W Power 2024

WTO extends e-commerce customs duty moratorium despite opposition from developing countries

At the 13th Ministerial Conference held recently, the World Trade Organization member countries once again agreed not to impose customs duties on the trade of digital goods

Naandika Tripathi
Published: Mar 11, 2024 01:33:08 PM IST
Updated: Mar 11, 2024 01:52:01 PM IST

WTO extends e-commerce customs duty moratorium despite opposition from developing countriesImage: Shutterstock

The 164 members of the World Trade Organization (WTO) have yet again agreed to maintain the current practice of not imposing duties on electronic transmissions until the 14th Ministerial Conference (MC14), scheduled to happen in March 2026. WTO members held MC13 in Abu Dhabi, United Arab Emirates, from February 26 to March 2, 2024.

India, South Africa, and Indonesia have been voicing uncertainties about the extension or a permanent moratorium, citing a huge loss of revenue and hurting digital development as domestic players face intense competition from global big tech companies. The losses of developed countries are minimal as compared to those of developing countries.

Since 1998, WTO member countries have agreed not to impose customs duties on e-transmissions (the trade of digital goods). It is the only WTO provision that applies explicitly to e-commerce and has been in place for 26 years. The members have been temporarily extending the moratorium every few years during the WTO Ministerial Conference. The last extension took place in June 2022 at Geneva.

Any data or information delivered electronically without a physical medium, such as software accessed online, cloud services, e-books, e-music, online videos, and games, is termed electronic transmission. The absolute definition, however, is still unclear, which is leading to uncertainty around it.

The renewal of the moratorium also included a call to revive the 1998 Work Program, which members will develop further in the coming two years. “We agree to hold further discussions and examine additional empirical evidence on the scope, definition, and impact that a moratorium on customs duties on electronic transmissions might have on development and how to level the playing field for developing and least-developed country members to advance their digital industrialization," the WTO said in its draft ministerial decision dated March 1, 2024.

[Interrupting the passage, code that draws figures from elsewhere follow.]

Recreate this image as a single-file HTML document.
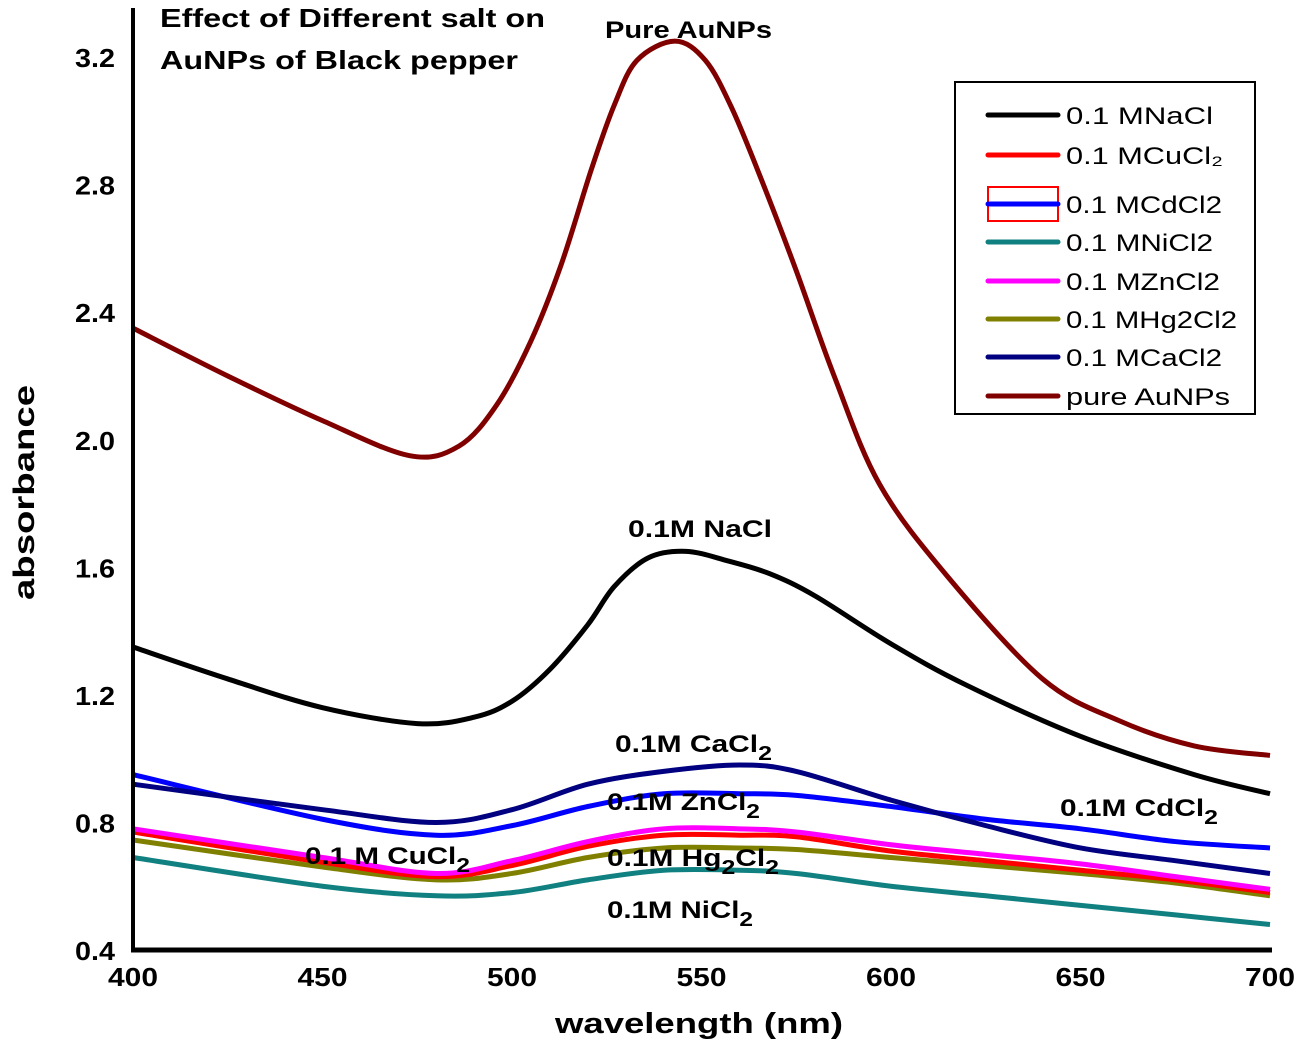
<!DOCTYPE html>
<html><head><meta charset="utf-8"><style>
body{margin:0;background:#fff}
svg{display:block;font-family:"Liberation Sans",Arial,sans-serif}
.t{font-weight:bold;font-size:26px;fill:#000}
.lab{font-weight:bold;font-size:24px;fill:#000}
.lg{font-size:24px;fill:#000}
</style></head><body>
<svg id="chart" width="1300" height="1046" viewBox="0 0 1300 1046">
<g id="plot"></g>
<g>
<line x1="133" y1="8" x2="133" y2="952" stroke="#000" stroke-width="4"/>
<line x1="131" y1="950" x2="1272" y2="950" stroke="#000" stroke-width="5"/>
</g>
<g id="ticks"></g>
<text class="t" x="555" y="1033" textLength="288" lengthAdjust="spacingAndGlyphs" style="font-size:29px">wavelength (nm)</text>
<text class="t" transform="translate(34,600) rotate(-90)" textLength="215" lengthAdjust="spacingAndGlyphs" style="font-size:30px">absorbance</text>
<text class="t" x="160" y="27" textLength="385" lengthAdjust="spacingAndGlyphs">Effect of Different salt on</text>
<text class="t" x="160" y="69" textLength="358" lengthAdjust="spacingAndGlyphs">AuNPs of Black pepper</text>
<g>
<text class="lab" x="605" y="38" textLength="167" lengthAdjust="spacingAndGlyphs">Pure AuNPs</text>
<text class="lab" x="628" y="537" textLength="144" lengthAdjust="spacingAndGlyphs">0.1M NaCl</text>
<text class="lab" x="615" y="752" textLength="157" lengthAdjust="spacingAndGlyphs">0.1M CaCl<tspan dy="8" font-size="20">2</tspan></text>
<text class="lab" x="607" y="810" textLength="153" lengthAdjust="spacingAndGlyphs">0.1M ZnCl<tspan dy="8" font-size="20">2</tspan></text>
<text class="lab" x="1060" y="816" textLength="158" lengthAdjust="spacingAndGlyphs">0.1M CdCl<tspan dy="8" font-size="20">2</tspan></text>
<text class="lab" x="305" y="864" textLength="165" lengthAdjust="spacingAndGlyphs">0.1 M CuCl<tspan dy="8" font-size="20">2</tspan></text>
<text class="lab" x="607" y="866" textLength="172" lengthAdjust="spacingAndGlyphs">0.1M Hg<tspan dy="8" font-size="20">2</tspan><tspan dy="-8">Cl</tspan><tspan dy="8" font-size="20">2</tspan></text>
<text class="lab" x="607" y="918" textLength="146" lengthAdjust="spacingAndGlyphs">0.1M NiCl<tspan dy="8" font-size="20">2</tspan></text>
</g>
<g>
<rect x="955" y="82" width="300" height="332" fill="#fff" stroke="#000" stroke-width="2"/>
<rect x="988" y="187" width="70" height="34" fill="none" stroke="#f00" stroke-width="2"/>
<g id="legend-items"></g>
</g>
</svg>
<script>
const wl=[400,425,450,473,486,496,505,513,521,527,533,543,551,558,566,575,585,597,615,640,660,680,700];
const pureAu=[2.35,2.20,2.06,1.95,1.98,2.11,2.31,2.55,2.85,3.05,3.19,3.25,3.19,3.04,2.81,2.53,2.20,1.86,1.57,1.25,1.12,1.04,1.01];
const wl2=[400,425,450,475,490,500,510,520,527,536,546,557,568,580,600,620,650,680,700];
const nacl=[1.35,1.25,1.16,1.11,1.13,1.18,1.28,1.42,1.54,1.63,1.65,1.62,1.58,1.51,1.36,1.23,1.07,0.95,0.89];
const wl3=[400,450,480,500,520,540,560,575,600,625,650,675,700];
const cacl2=[0.92,0.84,0.80,0.84,0.92,0.96,0.98,0.96,0.87,0.79,0.72,0.68,0.64];
const cdcl2=[0.95,0.81,0.76,0.79,0.85,0.89,0.89,0.885,0.85,0.81,0.78,0.74,0.72];
const zncl2=[0.78,0.69,0.64,0.68,0.74,0.78,0.78,0.77,0.73,0.70,0.67,0.63,0.59];
const cucl2=[0.77,0.675,0.63,0.665,0.725,0.76,0.76,0.755,0.71,0.68,0.65,0.62,0.58];
const hg2cl2=[0.745,0.66,0.62,0.64,0.69,0.72,0.72,0.715,0.69,0.665,0.64,0.61,0.57];
const nicl2=[0.69,0.60,0.57,0.58,0.62,0.65,0.65,0.64,0.60,0.57,0.54,0.51,0.48];
const xTicks=[400,450,500,550,600,650,700];
const yTicks=[0.4,0.8,1.2,1.6,2.0,2.4,2.8,3.2];
const legendLabels=["0.1 MNaCl","0.1 MCuCl₂","0.1 MCdCl2","0.1 MNiCl2","0.1 MZnCl2","0.1 MHg2Cl2","0.1 MCaCl2","pure AuNPs"];
const legendWidths=[147,157,156,147,154,171,156,164];

const X=v=>133+(v-400)*1137/300;
const Y=v=>950-(v-0.4)*318.9;
const NS='http://www.w3.org/2000/svg';
function path(xs,ys){
  const p=xs.map((x,i)=>[X(x),Y(ys[i])]);
  let d='M'+p[0][0]+','+p[0][1];
  for(let i=0;i<p.length-1;i++){
    const p0=p[i-1]||p[i],p1=p[i],p2=p[i+1],p3=p[i+2]||p2;
    const c1=[p1[0]+(p2[0]-p0[0])/6,p1[1]+(p2[1]-p0[1])/6];
    const c2=[p2[0]-(p3[0]-p1[0])/6,p2[1]-(p3[1]-p1[1])/6];
    d+=`C${c1[0]},${c1[1]} ${c2[0]},${c2[1]} ${p2[0]},${p2[1]}`;
  }
  return d;
}
const plot=document.getElementById('plot');
const series=[
 ['series-nicl2',wl3,nicl2,'#108080'],
 ['series-hg2cl2',wl3,hg2cl2,'#808000'],
 ['series-cucl2',wl3,cucl2,'#ff0000'],
 ['series-zncl2',wl3,zncl2,'#ff00ff'],
 ['series-cdcl2',wl3,cdcl2,'#0000ff'],
 ['series-cacl2',wl3,cacl2,'#000080'],
 ['series-nacl',wl2,nacl,'#000000'],
 ['series-pure-aunps',wl,pureAu,'#800000']];
series.forEach(s=>{
  const el=document.createElementNS(NS,'path');
  el.setAttribute('d',path(s[1],s[2]));
  el.setAttribute('fill','none');el.setAttribute('stroke',s[3]);el.setAttribute('stroke-width','5');
  
  
  plot.appendChild(el);
});
const tk=document.getElementById('ticks');
xTicks.forEach(v=>{
  const t=document.createElementNS(NS,'text');
  t.setAttribute('x',X(v)-25);t.setAttribute('y',986);t.setAttribute('class','t');
  t.setAttribute('textLength',50);t.setAttribute('lengthAdjust','spacingAndGlyphs');
  t.textContent=v;
  
  
  tk.appendChild(t);
});
yTicks.forEach(v=>{
  const t=document.createElementNS(NS,'text');
  t.setAttribute('x',75);t.setAttribute('y',Y(v)+10);t.setAttribute('class','t');
  t.setAttribute('textLength',40);t.setAttribute('lengthAdjust','spacingAndGlyphs');
  t.textContent=v.toFixed(1);
  
  
  tk.appendChild(t);
});
const lcol=['#000000','#ff0000','#0000ff','#108080','#ff00ff','#808000','#000080','#800000'];
const lys=[115,155,204,242,281,319,357,396];
const li=document.getElementById('legend-items');
legendLabels.forEach((l,i)=>{
  const ln=document.createElementNS(NS,'line');
  ln.setAttribute('x1',988);ln.setAttribute('x2',1058);ln.setAttribute('y1',lys[i]);ln.setAttribute('y2',lys[i]);
  ln.setAttribute('stroke',lcol[i]);ln.setAttribute('stroke-width','5');ln.setAttribute('stroke-linecap','round');
  
  
  li.appendChild(ln);
  const t=document.createElementNS(NS,'text');
  t.setAttribute('x',1066);t.setAttribute('y',lys[i]+9);t.setAttribute('class','lg');
  t.setAttribute('textLength',legendWidths[i]);t.setAttribute('lengthAdjust','spacingAndGlyphs');
  t.textContent=l;
  
  
  li.appendChild(t);
});
</script>
</body></html>
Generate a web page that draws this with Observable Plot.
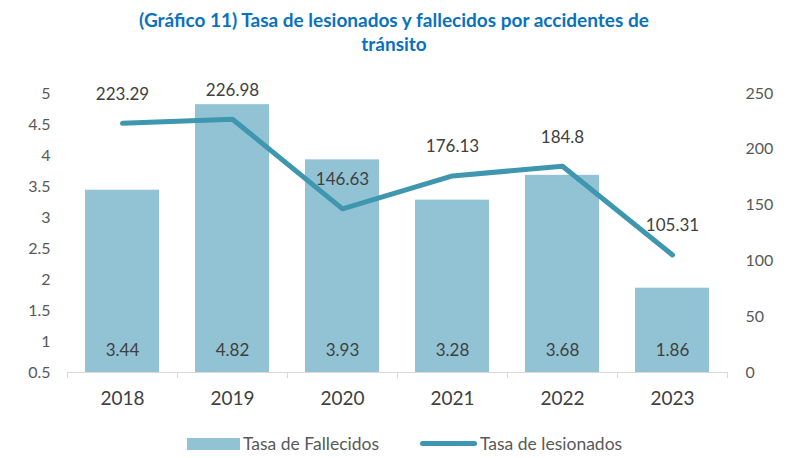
<!DOCTYPE html>
<html>
<head>
<meta charset="utf-8">
<script src="https://cdn.jsdelivr.net/npm/d3@7"></script>
<script src="https://cdn.jsdelivr.net/npm/@observablehq/plot@0.6"></script>
<style>
  body { margin: 0; background: #fff; font-family: Lato, "Open Sans", sans-serif; }
  #title { height: 60px; box-sizing: border-box; padding-top: 8px; text-align: center; color: #0a72bd; font-weight: bold; font-size: 19px; line-height: 24px; }
  #legend { position: relative; height: 38px; font-size: 17.5px; color: #595959; }
  .item { position: absolute; top: 13px; display: flex; align-items: center; }
</style>
</head>
<body>
<div id="title">(Gráfico 11) Tasa de lesionados y fallecidos por accidentes de<br>tránsito</div>
<div id="chart"></div>
<div id="legend">
  <div class="item" style="left:187px"><span style="display:inline-block;width:53px;height:12px;background:#92c3d5;margin-right:3px"></span>Tasa de Fallecidos</div>
  <div class="item" style="left:420px"><span style="display:inline-block;width:57px;height:5px;border-radius:3px;background:#3e97ae;margin-right:3px"></span>Tasa de lesionados</div>
</div>
<script>
const years = ["2018", "2019", "2020", "2021", "2022", "2023"];
const fallecidos = [3.44, 4.82, 3.93, 3.28, 3.68, 1.86];
const lesionados = [223.29, 226.98, 146.63, 176.13, 184.8, 105.31];
const leftTicks = [0.5, 1, 1.5, 2, 2.5, 3, 3.5, 4, 4.5, 5];
const rightTicks = [0, 50, 100, 150, 200, 250];

const leftMin = 0.5, leftMax = 5, rightMax = 250;
const toLeft = v => leftMin + v * (leftMax - leftMin) / rightMax;

const data = years.map((y, i) => ({year: y, fall: fallecidos[i], les: lesionados[i], lesL: toLeft(lesionados[i])}));

const fmt = v => String(v);

const chart = Plot.plot({
  width: 788,
  height: 360,
  marginTop: 33,
  marginBottom: 48,
  marginLeft: 67,
  marginRight: 61,
  style: {fontFamily: "Lato, 'Open Sans', sans-serif", color: "#595959", background: "#fff"},
  x: {domain: years, padding: 0, axis: null, label: null},
  y: {domain: [leftMin, leftMax], axis: null, label: null},
  marks: [
    Plot.barY(data, {x: "year", y1: leftMin, y2: "fall", fill: "#92c3d5", insetLeft: 18, insetRight: 18}),
    Plot.ruleY([leftMin], {stroke: "#d9d9d9", strokeWidth: 1}),
    Plot.ruleX(data, {x: "year", y1: leftMin, y2: leftMin - 0.1, dx: -55, stroke: "#d9d9d9"}),
    Plot.ruleX(data.slice(-1), {x: "year", y1: leftMin, y2: leftMin - 0.1, dx: 55, stroke: "#d9d9d9"}),
    Plot.axisX({tickSize: 0, tickPadding: 19, fontSize: 19, fill: "#404040", label: null}),
    Plot.axisY({ticks: leftTicks, tickFormat: fmt, anchor: "left", tickSize: 0, tickPadding: 17, fontSize: 16, fill: "#595959", label: null}),
    Plot.axisY({ticks: rightTicks.map(toLeft), tickFormat: (d, i) => String(rightTicks[i]), anchor: "right", tickSize: 0, tickPadding: 18, fontSize: 16, fill: "#595959", textAnchor: "start", label: null}),
    Plot.line(data, {x: "year", y: "lesL", stroke: "#3e97ae", strokeWidth: 5, strokeLinejoin: "round"}),
    Plot.text(data, {x: "year", y: "lesL", text: d => fmt(d.les), dy: -29, fontSize: 17, fill: "#404040"}),
    Plot.text(data, {x: "year", y: leftMin, text: d => d.fall.toFixed(2), dy: -22, fontSize: 17, fill: "#404040"})
  ]
});
document.getElementById("chart").appendChild(chart);
</script>
</body>
</html>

Ministers adopted a Ministerial Decision instructing the General Council to hold periodic reviews on the ecommerce work program with a view to presenting recommendations for action to the Ministerial Conference. “We agree to engage on the main trade-related challenges faced by developing and least-developed country members in the development of their digital economy, including the need for training and technical assistance, and, as a priority, identify gaps in support of addressing the digital divide, including for micro, small, and medium-sized enterprises to realize the potential of the digital economy,” it added.

A study conducted by the United Nations Conference on Trade and Development (UNCTAD) suggests that the fiscal impact of international ecommerce is likely to be felt more strongly in the developing countries: they will face higher losses from customs duties, which make up higher shares in their national budgets compared with the developed countries. It was also estimated that the potential tariff revenue loss to developing countries from the moratorium would be $10 billion in 2017.

International organisations, including the IMF, OECD, UNCTAD, World Bank, and WTO, collaborated to look into the revenue concerns. Their research estimated that the effect of the moratorium on government revenue would be below 0.33 percent of overall government revenue on average. The study proposed value-added taxes (VAT) as an alternative way to collect revenue from digital trade.

Experts believe the extension is a good move because customs duty imposition would heavily impact semiconductor chip design in India. This is a double-edged sword, as the timing is not ideal when the government is looking to push for Digital India, semiconductors, and design PLI with reliance on cross-border global tech giants. This could bite back, and the timing is not right now for the push to import tariffs on digital transmissions, explains Neil Shah, vice president of Counterpoint Research.

“I believe this is a more measured move, as the government should be prudent about it and do it in a phased manner and not run before learning to walk,” he adds.